Written problem:
Write out the data again exactly, skipping every picture.

Supplied information:
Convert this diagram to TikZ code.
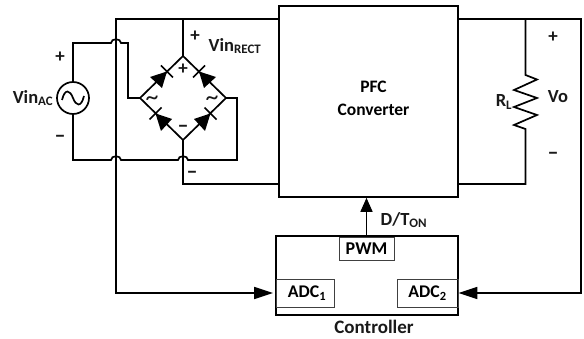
\documentclass[tikz,border=0pt]{standalone}
\usepackage{fontspec}
\setmainfont{Carlito}
\usetikzlibrary{arrows.meta}
\tikzset{
  wire/.style={line width=1.7pt,black},
  lbl/.style={font=\bfseries\fontsize{18.5}{20}\selectfont,inner sep=0pt,text=black!90},
  sym/.style={font=\bfseries\fontsize{19}{19}\selectfont,inner sep=0pt,text=black!90},
  minussign/.style={font=\bfseries\fontsize{22}{22}\selectfont,inner sep=0pt,text=black!90},
  tildesign/.style={font=\fontsize{26}{26}\selectfont,inner sep=0pt,text=black!90},
  mainbox/.style={draw=black,line width=1.7pt,inner sep=0pt,align=center,font=\bfseries\fontsize{17.5}{23}\selectfont},
  subbox/.style={draw=black!75,line width=0.9pt,inner sep=0pt,font=\bfseries\fontsize{18}{20}\selectfont},
  adcbox/.style={subbox,font=\bfseries\fontsize{17.8}{20}\selectfont},
  tip/.style={-{Triangle[length=14pt,width=12pt]}},
  longtip/.style={-{Triangle[length=19pt,width=12pt]}},
}
\begin{document}
\begin{tikzpicture}[x=1pt,y=-1pt]
\useasboundingbox (0,0) rectangle (584,339);
% boxes
\node[mainbox,minimum width=179pt,minimum height=191pt] (pfc) at (368.5,101.5) {};
\node[inner sep=0pt,align=center,font=\bfseries\fontsize{17.5}{23}\selectfont] (pfctext) at (373.5,98) {PFC\\Converter};
\node[mainbox,minimum width=182pt,minimum height=79pt] (ctrl) at (367,275.5) {};
\node[subbox,minimum width=55pt,minimum height=23pt] (pwm) at (366.5,248.5) {PWM};
\node[adcbox,minimum width=58pt,minimum height=28pt] (adca) at (305,293) {\hspace*{4pt}ADC\textsubscript{1}};
\node[adcbox,minimum width=61pt,minimum height=28pt] (adcb) at (427.5,293) {ADC\textsubscript{2}};
\node[lbl,font=\bfseries\fontsize{19}{20}\selectfont] (ctrllbl) at (374,327) {Controller};
% source
\node[draw=black,line width=1.7pt,circle,minimum size=32pt,inner sep=0pt] (src) at (73,98) {};
\draw[wire] (62,100) .. controls (65,88) and (70,90) .. (73,98) .. controls (76,106) and (81,108) .. (84,96);
% bridge corners
\coordinate (bt) at (183,56);
\coordinate (bl) at (140,98);
\coordinate (br) at (226,98);
\coordinate (bb) at (183,140);
\draw[wire,line join=miter] (bt) -- (bl) -- (bb) -- (br) -- cycle;
% diodes: top-left, top-right, bottom-left, bottom-right
\fill (167,71.5) -- (150,77) -- (162,88) -- cycle;
\draw[wire] (161,65.5) -- (173,77.5);
\fill (199,71.5) -- (216,77) -- (204,88) -- cycle;
\draw[wire] (205,65.5) -- (193,77.5);
\fill (155.5,113.5) -- (172,119) -- (161,131) -- cycle;
\draw[wire] (149.5,119.5) -- (161.5,107.5);
\fill (210.5,113.5) -- (194,119) -- (205,131) -- cycle;
\draw[wire] (216.5,119.5) -- (204.5,107.5);
% wiring
\coordinate (srcT) at (73,43);
\coordinate (srcB) at (73,160);
\coordinate (railT) at (116,19);
\draw[wire] (src.north) -- (srcT) -- (111,43) .. controls (111,38) and (121,38) .. (121,43) -- (128,43) -- (128,98) -- (bl);
\draw[wire] (src.south) -- (srcB) -- (111,160) .. controls (111,155) and (121,155) .. (121,160) -- (178,160) .. controls (178,155) and (188,155) .. (188,160) -- (237,160) -- (237,98) -- (br);
\draw[wire] (bb) -- (183,184) -- (183,184 -| pfc.west);
\draw[wire] (bt) -- (183,19);
\draw[wire,longtip,shorten >=2.5pt] (pfc.west |- railT) -- (railT) -- (116,293) -- (adca.west);
% output
\coordinate (outT) at (458,19);
\coordinate (outB) at (458,184);
\coordinate (rT) at (525.5,75);
\coordinate (rB) at (525.5,129);
\draw[wire,line join=miter] (525.5,19) -- (rT) -- (537,79.5) -- (514,90) -- (537,98) -- (514,107) -- (537,115) -- (514,125) -- (rB) -- (525.5,184) -- (outB -| pfc.east);
\draw[wire,longtip] (outT -| pfc.east) -- (581,19) -- (581,293) -- (adcb.east);
% PWM
\draw[wire,tip] (pwm.north) -- (pwm.north |- pfc.south);
% labels
\node[sym] (lp1) at (60,57) {+};
\node[minussign] (lm1) at (60,139) {–};
\node[lbl] (vinac) at (33,98) {Vin\textsubscript{AC}};
\node[sym] (lp2) at (195,36) {+};
\node[lbl] (vinr) at (235,46) {Vin\textsubscript{RECT}};
\node[minussign] (lm2) at (192,175) {–};
\node[sym] (bp) at (183,69) {+};
\node[minussign] (bm) at (183,129) {–};
\node[tildesign] (bl1) at (152,101) {\textasciitilde};
\node[tildesign] (br1) at (212,101) {\textasciitilde};
\node[lbl] (rl) at (504,102) {R\textsubscript{L}};
\node[lbl] (vo) at (558,97) {Vo};
\node[sym] (op) at (553,37) {+};
\node[minussign] (om) at (553,156) {–};
\node[lbl] (dton) at (404,220) {D/T\textsubscript{ON}};
\end{tikzpicture}
\end{document}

Solution for this task:
Convert this diagram to TikZ code.
\documentclass[tikz,border=0pt]{standalone}
\usepackage{fontspec}
\setmainfont{Carlito}
\usetikzlibrary{arrows.meta}
\tikzset{
  wire/.style={line width=1.7pt,black},
  lbl/.style={font=\bfseries\fontsize{18.5}{20}\selectfont,inner sep=0pt,text=black!90},
  sym/.style={font=\bfseries\fontsize{19}{19}\selectfont,inner sep=0pt,text=black!90},
  minussign/.style={font=\bfseries\fontsize{22}{22}\selectfont,inner sep=0pt,text=black!90},
  tildesign/.style={font=\fontsize{26}{26}\selectfont,inner sep=0pt,text=black!90},
  mainbox/.style={draw=black,line width=1.7pt,inner sep=0pt,align=center,font=\bfseries\fontsize{17.5}{23}\selectfont},
  subbox/.style={draw=black!75,line width=0.9pt,inner sep=0pt,font=\bfseries\fontsize{18}{20}\selectfont},
  adcbox/.style={subbox,font=\bfseries\fontsize{17.8}{20}\selectfont},
  tip/.style={-{Triangle[length=14pt,width=12pt]}},
  longtip/.style={-{Triangle[length=19pt,width=12pt]}},
}
\begin{document}
\begin{tikzpicture}[x=1pt,y=-1pt]
\useasboundingbox (0,0) rectangle (584,339);
% boxes
\node[mainbox,minimum width=179pt,minimum height=191pt] (pfc) at (368.5,101.5) {};
\node[inner sep=0pt,align=center,font=\bfseries\fontsize{17.5}{23}\selectfont] (pfctext) at (373.5,98) {PFC\\Converter};
\node[mainbox,minimum width=182pt,minimum height=79pt] (ctrl) at (367,275.5) {};
\node[subbox,minimum width=55pt,minimum height=23pt] (pwm) at (366.5,248.5) {PWM};
\node[adcbox,minimum width=58pt,minimum height=28pt] (adca) at (305,293) {\hspace*{4pt}ADC\textsubscript{1}};
\node[adcbox,minimum width=61pt,minimum height=28pt] (adcb) at (427.5,293) {ADC\textsubscript{2}};
\node[lbl,font=\bfseries\fontsize{19}{20}\selectfont] (ctrllbl) at (374,327) {Controller};
% source
\node[draw=black,line width=1.7pt,circle,minimum size=32pt,inner sep=0pt] (src) at (73,98) {};
\draw[wire] (62,100) .. controls (65,88) and (70,90) .. (73,98) .. controls (76,106) and (81,108) .. (84,96);
% bridge corners
\coordinate (bt) at (183,56);
\coordinate (bl) at (140,98);
\coordinate (br) at (226,98);
\coordinate (bb) at (183,140);
\draw[wire,line join=miter] (bt) -- (bl) -- (bb) -- (br) -- cycle;
% diodes: top-left, top-right, bottom-left, bottom-right
\fill (167,71.5) -- (150,77) -- (162,88) -- cycle;
\draw[wire] (161,65.5) -- (173,77.5);
\fill (199,71.5) -- (216,77) -- (204,88) -- cycle;
\draw[wire] (205,65.5) -- (193,77.5);
\fill (155.5,113.5) -- (172,119) -- (161,131) -- cycle;
\draw[wire] (149.5,119.5) -- (161.5,107.5);
\fill (210.5,113.5) -- (194,119) -- (205,131) -- cycle;
\draw[wire] (216.5,119.5) -- (204.5,107.5);
% wiring
\coordinate (srcT) at (73,43);
\coordinate (srcB) at (73,160);
\coordinate (railT) at (116,19);
\draw[wire] (src.north) -- (srcT) -- (111,43) .. controls (111,38) and (121,38) .. (121,43) -- (128,43) -- (128,98) -- (bl);
\draw[wire] (src.south) -- (srcB) -- (111,160) .. controls (111,155) and (121,155) .. (121,160) -- (178,160) .. controls (178,155) and (188,155) .. (188,160) -- (237,160) -- (237,98) -- (br);
\draw[wire] (bb) -- (183,184) -- (183,184 -| pfc.west);
\draw[wire] (bt) -- (183,19);
\draw[wire,longtip,shorten >=2.5pt] (pfc.west |- railT) -- (railT) -- (116,293) -- (adca.west);
% output
\coordinate (outT) at (458,19);
\coordinate (outB) at (458,184);
\coordinate (rT) at (525.5,75);
\coordinate (rB) at (525.5,129);
\draw[wire,line join=miter] (525.5,19) -- (rT) -- (537,79.5) -- (514,90) -- (537,98) -- (514,107) -- (537,115) -- (514,125) -- (rB) -- (525.5,184) -- (outB -| pfc.east);
\draw[wire,longtip] (outT -| pfc.east) -- (581,19) -- (581,293) -- (adcb.east);
% PWM
\draw[wire,tip] (pwm.north) -- (pwm.north |- pfc.south);
% labels
\node[sym] (lp1) at (60,57) {+};
\node[minussign] (lm1) at (60,139) {–};
\node[lbl] (vinac) at (33,98) {Vin\textsubscript{AC}};
\node[sym] (lp2) at (195,36) {+};
\node[lbl] (vinr) at (235,46) {Vin\textsubscript{RECT}};
\node[minussign] (lm2) at (192,175) {–};
\node[sym] (bp) at (183,69) {+};
\node[minussign] (bm) at (183,129) {–};
\node[tildesign] (bl1) at (152,101) {\textasciitilde};
\node[tildesign] (br1) at (212,101) {\textasciitilde};
\node[lbl] (rl) at (504,102) {R\textsubscript{L}};
\node[lbl] (vo) at (558,97) {Vo};
\node[sym] (op) at (553,37) {+};
\node[minussign] (om) at (553,156) {–};
\node[lbl] (dton) at (404,220) {D/T\textsubscript{ON}};
\end{tikzpicture}
\end{document}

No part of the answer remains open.